Parte desse comportamento podia ser explicado pela pobreza – ele não tinha tanto pelo que viver -, parte pela sua religiosidade, provavelmente análoga à do camponês europeu medieval, antes da secularização do Ocidente. Gene L. Coon, autor deste episódio, depois de quatro anos lutando na Segunda Guerra como fuzileiro naval, passou mais de quatro anos nas tropas de ocupação da China e do Japão e certamente teve bastante contato com as filosofias orientais, que parecem ter tido o mesmo efeito sobre ele que tiveram sobre Thoureau. Pelo menos o pacifismo e o radicalismo de não violência aqui retratados lembram muito a filosofia de resistência passiva do famoso pensador.
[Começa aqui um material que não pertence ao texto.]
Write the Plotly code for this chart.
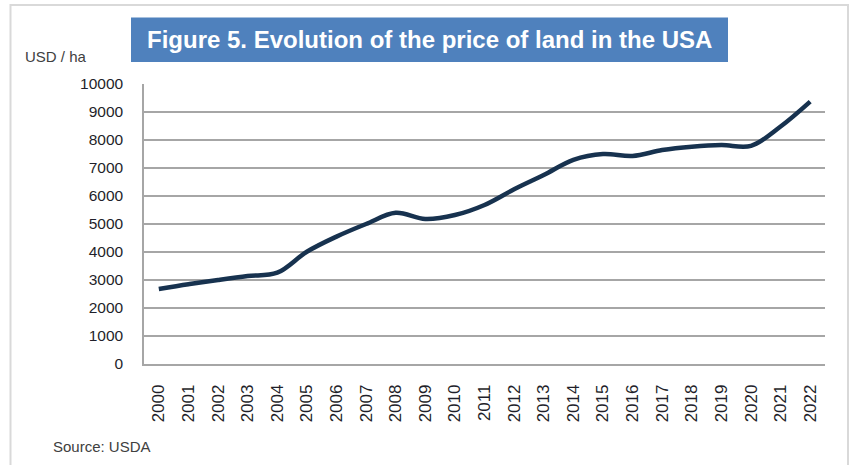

Mas os organianos já atingiram mesmo o Nirvana há muito tempo. E literalmente. Tendo se tornado seres de pura energia, explicam que tudo que os beligerantes viram eram construtos para interação dos nativos com essa gentalha que ainda usa corpos. Ninguém morreu executado pelos klingons porque ninguém morre há milhões de anos. Um dos conselheiros explica que está ao mesmo tempo falando com Kirk e Kor, vigiando as naves em órbita e em cada planeta dos guerreantes. Ele é o alfa e o ômega, o princípio e o fim, o primeiro e o último. E declara que hoje ninguém morre, impedindo o conflito que abriria a guerra entre a Enterprise e seus reforços e a frota klingon. E Gene L. Coon arremata sua obra brilhantemente subversiva, não só ironizando a frustração de quem esperava uma historinha tradicional com uma grande e decisiva porradaria no final, como também a filosofia agressiva por trás de todas aquelas iniciativas “Aliança para o Progresso” da época. E tudo isso através de um curto comentário de Kor, deliciosamente declamado por John Colicos:

“Ah, teria sido glorioso”.

E este episódio foi.

Digno de nota:

Contagem de corpos: Hoje ninguém morre, graças aos organianos.
Avistamentos de Tenente Leslie (Eddie Paskey): um, muito rápido, virando o rosto na ponte.